THE EXERCISE
Restate, exactly and only, the lines from the first through the line containing "10000 \exhyphenpenalty 10000".

- - - - - - -

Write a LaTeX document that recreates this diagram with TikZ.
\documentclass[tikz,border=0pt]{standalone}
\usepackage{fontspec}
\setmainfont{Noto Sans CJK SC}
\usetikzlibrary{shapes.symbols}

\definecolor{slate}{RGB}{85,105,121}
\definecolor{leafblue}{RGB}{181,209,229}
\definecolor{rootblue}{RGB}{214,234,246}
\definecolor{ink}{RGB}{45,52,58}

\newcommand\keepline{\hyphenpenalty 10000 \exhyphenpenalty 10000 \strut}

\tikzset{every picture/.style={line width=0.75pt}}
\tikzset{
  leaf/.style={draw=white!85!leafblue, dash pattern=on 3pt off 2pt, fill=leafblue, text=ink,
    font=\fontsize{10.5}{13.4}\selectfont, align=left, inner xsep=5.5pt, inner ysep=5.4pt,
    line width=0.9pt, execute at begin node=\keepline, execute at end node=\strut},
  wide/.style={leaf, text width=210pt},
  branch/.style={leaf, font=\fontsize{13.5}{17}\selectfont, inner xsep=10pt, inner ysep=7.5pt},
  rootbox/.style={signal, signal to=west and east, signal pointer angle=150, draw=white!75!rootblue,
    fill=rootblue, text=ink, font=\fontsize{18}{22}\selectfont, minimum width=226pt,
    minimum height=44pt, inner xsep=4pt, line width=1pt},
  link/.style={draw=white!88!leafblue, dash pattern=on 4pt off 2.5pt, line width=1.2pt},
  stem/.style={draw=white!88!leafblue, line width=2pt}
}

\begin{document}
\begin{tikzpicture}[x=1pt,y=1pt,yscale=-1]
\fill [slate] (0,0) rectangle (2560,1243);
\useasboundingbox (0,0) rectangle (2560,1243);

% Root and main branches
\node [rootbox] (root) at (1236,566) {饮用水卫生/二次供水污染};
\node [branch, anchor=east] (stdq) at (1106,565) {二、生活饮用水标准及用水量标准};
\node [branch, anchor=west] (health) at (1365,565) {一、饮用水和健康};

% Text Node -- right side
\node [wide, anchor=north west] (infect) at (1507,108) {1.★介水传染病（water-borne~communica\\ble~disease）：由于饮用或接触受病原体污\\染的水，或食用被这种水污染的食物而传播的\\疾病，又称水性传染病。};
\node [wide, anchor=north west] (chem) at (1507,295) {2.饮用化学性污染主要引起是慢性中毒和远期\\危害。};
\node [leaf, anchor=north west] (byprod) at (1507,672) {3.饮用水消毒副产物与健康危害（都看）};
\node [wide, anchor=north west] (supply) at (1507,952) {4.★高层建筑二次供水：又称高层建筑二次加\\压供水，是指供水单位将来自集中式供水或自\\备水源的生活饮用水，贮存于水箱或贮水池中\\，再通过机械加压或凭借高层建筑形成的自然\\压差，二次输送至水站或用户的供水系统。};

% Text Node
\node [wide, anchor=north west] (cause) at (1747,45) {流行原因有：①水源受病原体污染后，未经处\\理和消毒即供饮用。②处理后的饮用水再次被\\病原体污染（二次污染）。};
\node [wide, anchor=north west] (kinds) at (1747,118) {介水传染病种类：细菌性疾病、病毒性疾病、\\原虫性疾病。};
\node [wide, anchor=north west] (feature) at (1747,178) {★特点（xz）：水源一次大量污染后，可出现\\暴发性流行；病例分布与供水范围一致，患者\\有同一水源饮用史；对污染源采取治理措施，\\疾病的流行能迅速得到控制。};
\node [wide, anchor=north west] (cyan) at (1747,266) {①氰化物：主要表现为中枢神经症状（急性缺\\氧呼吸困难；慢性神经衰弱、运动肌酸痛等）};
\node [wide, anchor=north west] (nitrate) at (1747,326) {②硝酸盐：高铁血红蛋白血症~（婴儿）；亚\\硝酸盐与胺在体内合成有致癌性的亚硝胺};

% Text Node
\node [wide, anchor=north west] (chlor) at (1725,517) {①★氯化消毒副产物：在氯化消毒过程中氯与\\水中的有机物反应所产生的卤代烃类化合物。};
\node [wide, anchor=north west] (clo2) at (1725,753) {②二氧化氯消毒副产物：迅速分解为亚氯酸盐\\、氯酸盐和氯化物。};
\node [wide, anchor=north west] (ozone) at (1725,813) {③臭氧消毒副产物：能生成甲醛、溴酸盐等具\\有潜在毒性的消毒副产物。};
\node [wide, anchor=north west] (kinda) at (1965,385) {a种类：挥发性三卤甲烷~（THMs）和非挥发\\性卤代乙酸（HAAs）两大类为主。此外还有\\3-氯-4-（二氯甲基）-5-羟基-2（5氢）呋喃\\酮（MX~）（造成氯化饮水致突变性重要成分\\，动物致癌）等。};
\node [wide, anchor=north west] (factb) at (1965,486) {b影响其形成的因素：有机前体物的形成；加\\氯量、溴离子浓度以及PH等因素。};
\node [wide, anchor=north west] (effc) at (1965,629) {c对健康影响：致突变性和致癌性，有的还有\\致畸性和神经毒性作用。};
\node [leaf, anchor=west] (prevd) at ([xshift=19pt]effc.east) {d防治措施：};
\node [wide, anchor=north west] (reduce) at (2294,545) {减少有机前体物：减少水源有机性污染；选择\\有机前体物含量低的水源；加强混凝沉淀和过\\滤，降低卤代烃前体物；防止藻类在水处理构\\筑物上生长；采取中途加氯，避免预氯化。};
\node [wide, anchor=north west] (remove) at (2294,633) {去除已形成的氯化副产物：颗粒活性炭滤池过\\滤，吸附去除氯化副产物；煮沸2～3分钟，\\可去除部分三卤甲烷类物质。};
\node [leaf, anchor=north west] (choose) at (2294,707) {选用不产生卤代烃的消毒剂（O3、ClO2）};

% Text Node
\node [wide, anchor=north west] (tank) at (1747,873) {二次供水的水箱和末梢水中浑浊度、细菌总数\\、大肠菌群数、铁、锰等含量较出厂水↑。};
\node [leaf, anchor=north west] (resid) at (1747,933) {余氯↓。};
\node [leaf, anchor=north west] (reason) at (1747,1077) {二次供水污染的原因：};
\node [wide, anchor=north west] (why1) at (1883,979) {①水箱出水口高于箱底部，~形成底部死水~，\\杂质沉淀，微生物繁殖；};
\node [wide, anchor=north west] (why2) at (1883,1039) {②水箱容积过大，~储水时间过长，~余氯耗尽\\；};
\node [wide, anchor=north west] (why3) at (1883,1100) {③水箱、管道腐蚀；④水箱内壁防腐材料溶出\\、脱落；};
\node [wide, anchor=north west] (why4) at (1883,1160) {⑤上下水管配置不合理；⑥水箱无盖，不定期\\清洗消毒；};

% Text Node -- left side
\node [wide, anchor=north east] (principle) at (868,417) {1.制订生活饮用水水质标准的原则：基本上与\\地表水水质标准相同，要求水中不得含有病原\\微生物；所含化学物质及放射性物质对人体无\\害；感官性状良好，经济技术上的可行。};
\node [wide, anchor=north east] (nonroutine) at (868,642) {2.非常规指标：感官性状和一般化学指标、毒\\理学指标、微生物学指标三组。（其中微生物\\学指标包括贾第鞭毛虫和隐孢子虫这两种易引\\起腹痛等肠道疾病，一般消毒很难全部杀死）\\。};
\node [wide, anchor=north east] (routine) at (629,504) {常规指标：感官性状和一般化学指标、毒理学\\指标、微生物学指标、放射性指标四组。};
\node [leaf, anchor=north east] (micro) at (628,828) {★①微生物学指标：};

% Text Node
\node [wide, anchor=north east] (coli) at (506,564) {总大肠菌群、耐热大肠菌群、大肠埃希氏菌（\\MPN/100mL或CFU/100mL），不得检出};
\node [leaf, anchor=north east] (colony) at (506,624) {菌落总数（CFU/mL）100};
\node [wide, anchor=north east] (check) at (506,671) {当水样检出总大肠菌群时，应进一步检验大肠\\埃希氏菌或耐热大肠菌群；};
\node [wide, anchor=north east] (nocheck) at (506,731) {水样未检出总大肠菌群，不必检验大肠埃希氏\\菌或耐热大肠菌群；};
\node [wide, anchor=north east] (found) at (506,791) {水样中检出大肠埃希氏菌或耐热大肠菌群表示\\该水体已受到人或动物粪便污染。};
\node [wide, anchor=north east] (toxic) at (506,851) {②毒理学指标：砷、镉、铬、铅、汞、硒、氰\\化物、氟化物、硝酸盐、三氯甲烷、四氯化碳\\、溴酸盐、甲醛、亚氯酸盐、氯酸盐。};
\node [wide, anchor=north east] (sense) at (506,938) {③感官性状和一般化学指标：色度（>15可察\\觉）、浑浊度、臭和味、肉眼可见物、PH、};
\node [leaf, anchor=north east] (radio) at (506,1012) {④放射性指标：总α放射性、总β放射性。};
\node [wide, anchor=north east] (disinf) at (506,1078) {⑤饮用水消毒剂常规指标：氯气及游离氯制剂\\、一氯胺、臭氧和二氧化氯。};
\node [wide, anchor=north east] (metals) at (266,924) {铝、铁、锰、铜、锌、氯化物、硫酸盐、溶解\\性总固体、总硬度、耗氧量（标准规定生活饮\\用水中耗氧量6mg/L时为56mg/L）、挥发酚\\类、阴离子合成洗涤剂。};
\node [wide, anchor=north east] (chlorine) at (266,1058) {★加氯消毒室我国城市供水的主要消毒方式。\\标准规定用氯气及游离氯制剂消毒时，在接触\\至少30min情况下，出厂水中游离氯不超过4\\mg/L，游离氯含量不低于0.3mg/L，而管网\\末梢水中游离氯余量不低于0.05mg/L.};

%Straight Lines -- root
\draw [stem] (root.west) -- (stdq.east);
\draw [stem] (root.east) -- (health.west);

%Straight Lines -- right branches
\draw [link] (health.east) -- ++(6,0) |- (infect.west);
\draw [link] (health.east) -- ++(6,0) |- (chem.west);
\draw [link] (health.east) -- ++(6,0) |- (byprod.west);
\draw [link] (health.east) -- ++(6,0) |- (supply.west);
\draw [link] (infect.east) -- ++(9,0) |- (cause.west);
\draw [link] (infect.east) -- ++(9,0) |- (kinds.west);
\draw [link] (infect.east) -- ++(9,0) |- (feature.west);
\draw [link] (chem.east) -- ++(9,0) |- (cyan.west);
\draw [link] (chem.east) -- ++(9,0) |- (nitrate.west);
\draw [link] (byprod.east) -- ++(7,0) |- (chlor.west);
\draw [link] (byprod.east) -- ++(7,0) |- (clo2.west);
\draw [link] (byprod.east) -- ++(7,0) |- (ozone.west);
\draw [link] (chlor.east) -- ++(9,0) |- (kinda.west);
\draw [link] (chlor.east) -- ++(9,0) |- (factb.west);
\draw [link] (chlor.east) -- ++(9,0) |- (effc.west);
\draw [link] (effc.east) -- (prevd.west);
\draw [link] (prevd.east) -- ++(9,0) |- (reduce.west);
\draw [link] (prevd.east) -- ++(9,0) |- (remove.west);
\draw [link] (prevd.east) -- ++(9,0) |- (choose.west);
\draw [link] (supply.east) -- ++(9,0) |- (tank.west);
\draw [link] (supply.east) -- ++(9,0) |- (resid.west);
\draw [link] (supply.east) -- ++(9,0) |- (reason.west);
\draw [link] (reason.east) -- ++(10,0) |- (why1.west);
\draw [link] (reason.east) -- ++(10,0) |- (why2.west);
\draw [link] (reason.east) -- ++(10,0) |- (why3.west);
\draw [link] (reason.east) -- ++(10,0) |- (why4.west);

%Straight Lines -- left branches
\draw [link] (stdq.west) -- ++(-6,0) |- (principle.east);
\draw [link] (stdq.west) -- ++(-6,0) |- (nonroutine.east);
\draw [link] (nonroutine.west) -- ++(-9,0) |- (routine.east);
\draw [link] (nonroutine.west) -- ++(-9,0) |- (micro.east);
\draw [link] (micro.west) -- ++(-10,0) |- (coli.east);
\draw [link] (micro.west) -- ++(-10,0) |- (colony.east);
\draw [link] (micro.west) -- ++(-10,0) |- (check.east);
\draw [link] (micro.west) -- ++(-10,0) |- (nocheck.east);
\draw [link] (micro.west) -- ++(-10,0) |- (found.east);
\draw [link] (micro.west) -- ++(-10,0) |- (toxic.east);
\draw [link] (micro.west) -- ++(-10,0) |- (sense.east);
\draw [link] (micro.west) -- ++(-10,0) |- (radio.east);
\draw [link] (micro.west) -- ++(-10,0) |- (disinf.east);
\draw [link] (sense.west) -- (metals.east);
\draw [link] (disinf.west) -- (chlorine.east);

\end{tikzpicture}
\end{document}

- - - - - - -

THE SOLUTION
Write a LaTeX document that recreates this diagram with TikZ.
\documentclass[tikz,border=0pt]{standalone}
\usepackage{fontspec}
\setmainfont{Noto Sans CJK SC}
\usetikzlibrary{shapes.symbols}

\definecolor{slate}{RGB}{85,105,121}
\definecolor{leafblue}{RGB}{181,209,229}
\definecolor{rootblue}{RGB}{214,234,246}
\definecolor{ink}{RGB}{45,52,58}

\newcommand\keepline{\hyphenpenalty 10000 \exhyphenpenalty 10000 \strut}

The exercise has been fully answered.